Podríamos consolar nuestra conciencia diciendo que al menos defendemos la democracia, esa palabra mágica que justifica cualquier intervención. Pero la democracia —cuando es auténtica— no vive solo de urnas y sufragios, sino de instituciones sólidas, de un Estado de derecho que protege la libertad de los ciudadanos frente a los abusos del poder. Ahí, precisamente ahí, es donde nuestras sociedades muestran sus fracturas.

En España asistimos al deterioro imparable de las instituciones, al uso partidista de la ley, a la manipulación grosera de los resortes del Estado, a las cesiones continuas a quienes quieren romper la unidad nacional. En Europa, ese gran club de las democracias ejemplares, las decisiones más trascendentales se toman en despachos cerrados por comisarios a quienes nadie ha elegido. ¿Quién ha votado a Ursula von der Leyen o a los tecnócratas que dictan desde Bruselas qué se puede cultivar y qué no?

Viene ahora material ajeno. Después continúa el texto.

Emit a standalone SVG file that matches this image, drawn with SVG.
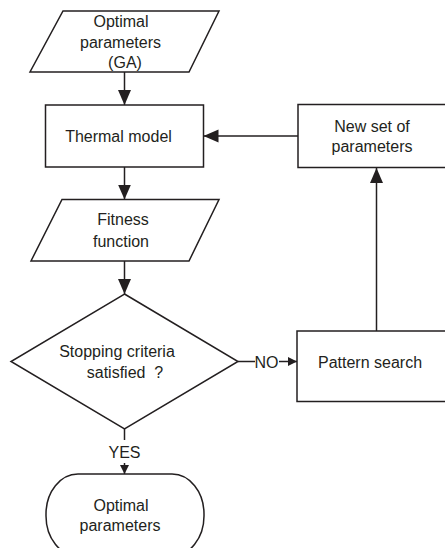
<svg xmlns="http://www.w3.org/2000/svg" width="445" height="548" viewBox="0 0 445 548">
  <style>
    .shape { fill: #ffffff; stroke: #231f20; stroke-width: 1.5; }
    .conn { fill: none; stroke: #231f20; stroke-width: 1.5; }
    text { font-family: "Liberation Sans", Arial, sans-serif; font-size: 16px; fill: #231f20; text-anchor: middle; }
  </style>
  <defs>
    <marker id="arrow" markerUnits="userSpaceOnUse" markerWidth="16" markerHeight="14" refX="15" refY="6.5" orient="auto">
      <path d="M0,0 L15,6.5 L0,13 z" fill="#231f20"/>
    </marker>
    <marker id="arrow-small" markerUnits="userSpaceOnUse" markerWidth="10" markerHeight="10" refX="9" refY="4.5" orient="auto">
      <path d="M0,0 L9,4.5 L0,9 z" fill="#231f20"/>
    </marker>
  </defs>

  <g id="connectors">
    <line class="conn" x1="124.5" y1="72" x2="124.5" y2="105" marker-end="url(#arrow)"/>
    <line class="conn" x1="124.5" y1="167" x2="124.5" y2="199.5" marker-end="url(#arrow)"/>
    <line class="conn" x1="124.5" y1="261" x2="124.5" y2="294" marker-end="url(#arrow)"/>
    <line class="conn" x1="124.5" y1="429" x2="124.5" y2="440"/>
    <line class="conn" x1="124.5" y1="463" x2="124.5" y2="474" marker-end="url(#arrow-small)"/>
    <line class="conn" x1="238" y1="361.5" x2="255" y2="361.5"/>
    <line class="conn" x1="279" y1="361.5" x2="297" y2="361.5" marker-end="url(#arrow-small)"/>
    <line class="conn" x1="376.5" y1="331" x2="376.5" y2="168" marker-end="url(#arrow)"/>
    <line class="conn" x1="298" y1="136" x2="203.5" y2="136" marker-end="url(#arrow)"/>
    <text x="266.5" y="368">NO</text>
    <text x="124.5" y="458">YES</text>
  </g>

  <g id="ga-params">
    <polygon class="shape" points="63,11 219,11 189,72 30,72"/>
    <text x="121" y="27">Optimal</text>
    <text x="120.5" y="48">parameters</text>
    <text x="125" y="68">(GA)</text>
  </g>

  <g id="thermal-model">
    <rect class="shape" x="45.5" y="105" width="158" height="62"/>
    <text x="118.5" y="142">Thermal model</text>
  </g>

  <g id="fitness">
    <polygon class="shape" points="62,199.5 219,199.5 189,261 31,261"/>
    <text x="123" y="225">Fitness</text>
    <text x="121" y="247">function</text>
  </g>

  <g id="stopping">
    <polygon class="shape" points="124.5,294 238,361.5 124.5,429 11,361.5"/>
    <text x="117" y="357">Stopping criteria</text>
    <text x="125" y="378">satisfied&#160; ?</text>
  </g>

  <g id="optimal">
    <rect class="shape" x="46" y="474" width="158" height="82" rx="32" ry="40"/>
    <text x="121" y="511">Optimal</text>
    <text x="120" y="531">parameters</text>
  </g>

  <g id="new-params">
    <rect class="shape" x="298" y="104.5" width="152" height="63"/>
    <text x="372" y="132">New set of</text>
    <text x="372" y="152">parameters</text>
  </g>

  <g id="pattern-search">
    <rect class="shape" x="297" y="331" width="153" height="70.5"/>
    <text x="370" y="368">Pattern search</text>
  </g>
</svg>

Aun así, la fe en la superioridad moral de Occidente es tozuda. Seguimos creyendo que llevamos la civilización al mundo mientras asfixiamos a nuestros agricultores con normativas imposibles y permitimos al mismo tiempo la entrada masiva de productos de Marruecos que no cumplen ni una décima parte de nuestras exigencias. Nos imponemos normas suicidas y luego aplaudimos la competencia desleal. Eso sí, todo por «el progreso», «la transición ecológica» y otras etiquetas brillantes que esconden vacíos aún más grandes que nuestras arcas públicas.

Y así estamos, convencidos de que somos el ejemplo a seguir, mientras importamos la mano de obra barata que sostenga un sistema que se hunde, vendemos nuestros valores al mejor postor y olvidamos a los nuestros cuando mueren por defender su fe.

No es una llamada al cinismo, tampoco una negación de que hay valores que merecen ser defendidos. Pero quizás ha llegado la hora de moderar los sermones al mundo y dirigir una mirada más crítica a nosotros mismos. No nos vendría mal mirar a los cristianos sirios, nigerianos y chinos con humildad. Aprender de quienes, en vez de predicar la libertad desde un púlpito de privilegios, siguen dispuestos a sacrificarse por lo que creen. Y dejar, de paso, de mirar siempre la paja en el ojo ajeno, mientras la viga en el nuestro amenaza con derribarnos.